▶ _Task prompt_: Reproduce the data below in full and exclude every picture.

* BEGIN Source material *

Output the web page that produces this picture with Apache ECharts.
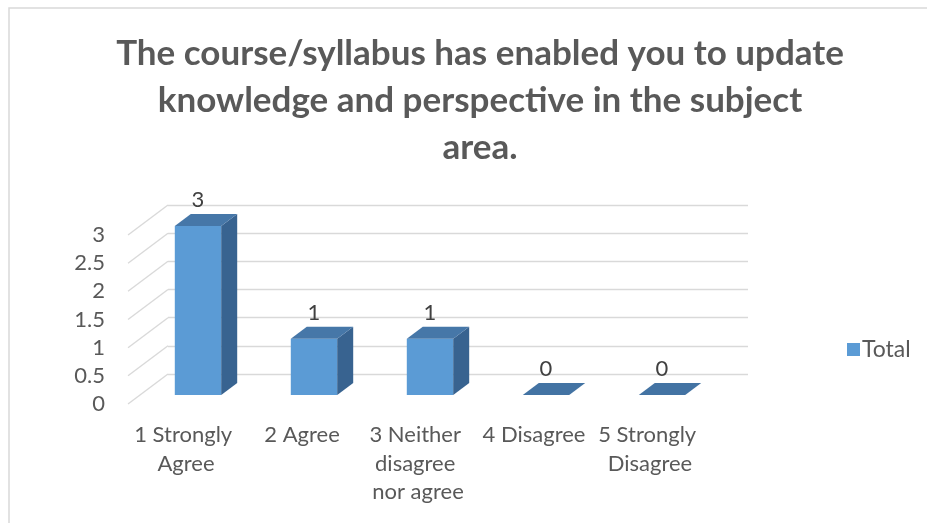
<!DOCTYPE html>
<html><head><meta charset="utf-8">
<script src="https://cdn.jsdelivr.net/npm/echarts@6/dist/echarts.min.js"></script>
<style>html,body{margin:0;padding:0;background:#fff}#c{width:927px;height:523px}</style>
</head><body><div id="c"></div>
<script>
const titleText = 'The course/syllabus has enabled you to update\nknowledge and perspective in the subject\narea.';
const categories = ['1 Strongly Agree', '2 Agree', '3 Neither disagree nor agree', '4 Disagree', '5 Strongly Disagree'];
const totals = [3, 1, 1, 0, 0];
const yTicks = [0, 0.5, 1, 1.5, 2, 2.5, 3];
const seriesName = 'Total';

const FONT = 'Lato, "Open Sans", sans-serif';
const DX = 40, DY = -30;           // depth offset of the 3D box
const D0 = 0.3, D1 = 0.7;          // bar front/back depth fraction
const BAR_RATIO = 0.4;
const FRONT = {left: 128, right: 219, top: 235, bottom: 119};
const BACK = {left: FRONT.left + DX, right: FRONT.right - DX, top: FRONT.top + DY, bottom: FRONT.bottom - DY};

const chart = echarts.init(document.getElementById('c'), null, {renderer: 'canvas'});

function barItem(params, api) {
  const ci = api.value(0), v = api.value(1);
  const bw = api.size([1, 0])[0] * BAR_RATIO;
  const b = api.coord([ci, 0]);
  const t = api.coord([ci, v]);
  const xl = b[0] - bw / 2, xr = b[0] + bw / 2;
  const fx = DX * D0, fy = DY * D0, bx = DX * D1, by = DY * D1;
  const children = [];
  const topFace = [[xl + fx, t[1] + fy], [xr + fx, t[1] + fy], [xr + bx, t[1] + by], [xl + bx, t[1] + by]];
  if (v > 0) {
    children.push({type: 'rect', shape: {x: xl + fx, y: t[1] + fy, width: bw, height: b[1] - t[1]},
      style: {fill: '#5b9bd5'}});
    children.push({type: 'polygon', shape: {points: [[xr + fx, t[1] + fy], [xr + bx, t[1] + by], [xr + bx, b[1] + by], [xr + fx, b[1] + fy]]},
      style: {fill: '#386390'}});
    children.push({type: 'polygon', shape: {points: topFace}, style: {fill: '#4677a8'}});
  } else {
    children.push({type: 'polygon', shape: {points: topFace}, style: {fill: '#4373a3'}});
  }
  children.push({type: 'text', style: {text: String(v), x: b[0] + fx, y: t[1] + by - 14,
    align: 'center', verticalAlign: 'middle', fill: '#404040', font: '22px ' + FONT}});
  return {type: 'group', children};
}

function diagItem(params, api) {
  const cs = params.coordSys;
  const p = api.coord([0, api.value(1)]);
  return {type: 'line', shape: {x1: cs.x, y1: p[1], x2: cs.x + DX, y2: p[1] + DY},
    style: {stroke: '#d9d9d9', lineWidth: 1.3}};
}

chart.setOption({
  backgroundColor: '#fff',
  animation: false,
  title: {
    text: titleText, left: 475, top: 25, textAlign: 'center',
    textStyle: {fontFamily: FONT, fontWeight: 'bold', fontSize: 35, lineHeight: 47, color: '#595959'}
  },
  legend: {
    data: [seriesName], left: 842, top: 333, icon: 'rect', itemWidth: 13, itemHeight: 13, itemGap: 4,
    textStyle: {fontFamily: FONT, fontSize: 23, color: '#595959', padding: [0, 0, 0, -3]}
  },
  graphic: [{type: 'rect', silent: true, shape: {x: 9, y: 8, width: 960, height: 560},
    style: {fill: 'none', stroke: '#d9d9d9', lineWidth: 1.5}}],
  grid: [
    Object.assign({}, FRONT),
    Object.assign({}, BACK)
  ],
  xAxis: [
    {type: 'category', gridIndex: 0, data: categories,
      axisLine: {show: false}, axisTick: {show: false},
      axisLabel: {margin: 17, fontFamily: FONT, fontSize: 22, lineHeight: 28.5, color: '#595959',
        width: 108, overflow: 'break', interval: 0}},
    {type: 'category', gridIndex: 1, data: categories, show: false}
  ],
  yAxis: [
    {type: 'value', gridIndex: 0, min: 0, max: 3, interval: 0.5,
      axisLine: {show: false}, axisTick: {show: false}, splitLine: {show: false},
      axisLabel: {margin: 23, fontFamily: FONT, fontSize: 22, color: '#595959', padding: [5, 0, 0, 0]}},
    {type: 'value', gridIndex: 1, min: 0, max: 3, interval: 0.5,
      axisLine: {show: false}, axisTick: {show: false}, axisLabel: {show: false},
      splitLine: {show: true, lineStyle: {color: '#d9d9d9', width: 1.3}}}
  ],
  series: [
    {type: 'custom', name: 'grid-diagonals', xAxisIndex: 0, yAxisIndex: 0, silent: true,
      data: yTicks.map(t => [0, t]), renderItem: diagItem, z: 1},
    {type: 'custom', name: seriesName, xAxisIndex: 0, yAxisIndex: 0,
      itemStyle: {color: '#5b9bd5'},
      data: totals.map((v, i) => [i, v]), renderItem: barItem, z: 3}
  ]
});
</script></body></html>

* END Source material *

▶ _Solution for this exercise_:
Output the web page that produces this picture with Apache ECharts.
<!DOCTYPE html>
<html><head><meta charset="utf-8">
<script src="https://cdn.jsdelivr.net/npm/echarts@6/dist/echarts.min.js"></script>
<style>html,body{margin:0;padding:0;background:#fff}#c{width:927px;height:523px}</style>
</head><body><div id="c"></div>
<script>
const titleText = 'The course/syllabus has enabled you to update\nknowledge and perspective in the subject\narea.';
const categories = ['1 Strongly Agree', '2 Agree', '3 Neither disagree nor agree', '4 Disagree', '5 Strongly Disagree'];
const totals = [3, 1, 1, 0, 0];
const yTicks = [0, 0.5, 1, 1.5, 2, 2.5, 3];
const seriesName = 'Total';

const FONT = 'Lato, "Open Sans", sans-serif';
const DX = 40, DY = -30;           // depth offset of the 3D box
const D0 = 0.3, D1 = 0.7;          // bar front/back depth fraction
const BAR_RATIO = 0.4;
const FRONT = {left: 128, right: 219, top: 235, bottom: 119};
const BACK = {left: FRONT.left + DX, right: FRONT.right - DX, top: FRONT.top + DY, bottom: FRONT.bottom - DY};

const chart = echarts.init(document.getElementById('c'), null, {renderer: 'canvas'});

function barItem(params, api) {
  const ci = api.value(0), v = api.value(1);
  const bw = api.size([1, 0])[0] * BAR_RATIO;
  const b = api.coord([ci, 0]);
  const t = api.coord([ci, v]);
  const xl = b[0] - bw / 2, xr = b[0] + bw / 2;
  const fx = DX * D0, fy = DY * D0, bx = DX * D1, by = DY * D1;
  const children = [];
  const topFace = [[xl + fx, t[1] + fy], [xr + fx, t[1] + fy], [xr + bx, t[1] + by], [xl + bx, t[1] + by]];
  if (v > 0) {
    children.push({type: 'rect', shape: {x: xl + fx, y: t[1] + fy, width: bw, height: b[1] - t[1]},
      style: {fill: '#5b9bd5'}});
    children.push({type: 'polygon', shape: {points: [[xr + fx, t[1] + fy], [xr + bx, t[1] + by], [xr + bx, b[1] + by], [xr + fx, b[1] + fy]]},
      style: {fill: '#386390'}});
    children.push({type: 'polygon', shape: {points: topFace}, style: {fill: '#4677a8'}});
  } else {
    children.push({type: 'polygon', shape: {points: topFace}, style: {fill: '#4373a3'}});
  }
  children.push({type: 'text', style: {text: String(v), x: b[0] + fx, y: t[1] + by - 14,
    align: 'center', verticalAlign: 'middle', fill: '#404040', font: '22px ' + FONT}});
  return {type: 'group', children};
}

function diagItem(params, api) {
  const cs = params.coordSys;
  const p = api.coord([0, api.value(1)]);
  return {type: 'line', shape: {x1: cs.x, y1: p[1], x2: cs.x + DX, y2: p[1] + DY},
    style: {stroke: '#d9d9d9', lineWidth: 1.3}};
}

chart.setOption({
  backgroundColor: '#fff',
  animation: false,
  title: {
    text: titleText, left: 475, top: 25, textAlign: 'center',
    textStyle: {fontFamily: FONT, fontWeight: 'bold', fontSize: 35, lineHeight: 47, color: '#595959'}
  },
  legend: {
    data: [seriesName], left: 842, top: 333, icon: 'rect', itemWidth: 13, itemHeight: 13, itemGap: 4,
    textStyle: {fontFamily: FONT, fontSize: 23, color: '#595959', padding: [0, 0, 0, -3]}
  },
  graphic: [{type: 'rect', silent: true, shape: {x: 9, y: 8, width: 960, height: 560},
    style: {fill: 'none', stroke: '#d9d9d9', lineWidth: 1.5}}],
  grid: [
    Object.assign({}, FRONT),
    Object.assign({}, BACK)
  ],
  xAxis: [
    {type: 'category', gridIndex: 0, data: categories,
      axisLine: {show: false}, axisTick: {show: false},
      axisLabel: {margin: 17, fontFamily: FONT, fontSize: 22, lineHeight: 28.5, color: '#595959',
        width: 108, overflow: 'break', interval: 0}},
    {type: 'category', gridIndex: 1, data: categories, show: false}
  ],
  yAxis: [
    {type: 'value', gridIndex: 0, min: 0, max: 3, interval: 0.5,
      axisLine: {show: false}, axisTick: {show: false}, splitLine: {show: false},
      axisLabel: {margin: 23, fontFamily: FONT, fontSize: 22, color: '#595959', padding: [5, 0, 0, 0]}},
    {type: 'value', gridIndex: 1, min: 0, max: 3, interval: 0.5,
      axisLine: {show: false}, axisTick: {show: false}, axisLabel: {show: false},
      splitLine: {show: true, lineStyle: {color: '#d9d9d9', width: 1.3}}}
  ],
  series: [
    {type: 'custom', name: 'grid-diagonals', xAxisIndex: 0, yAxisIndex: 0, silent: true,
      data: yTicks.map(t => [0, t]), renderItem: diagItem, z: 1},
    {type: 'custom', name: seriesName, xAxisIndex: 0, yAxisIndex: 0,
      itemStyle: {color: '#5b9bd5'},
      data: totals.map((v, i) => [i, v]), renderItem: barItem, z: 3}
  ]
});
</script></body></html>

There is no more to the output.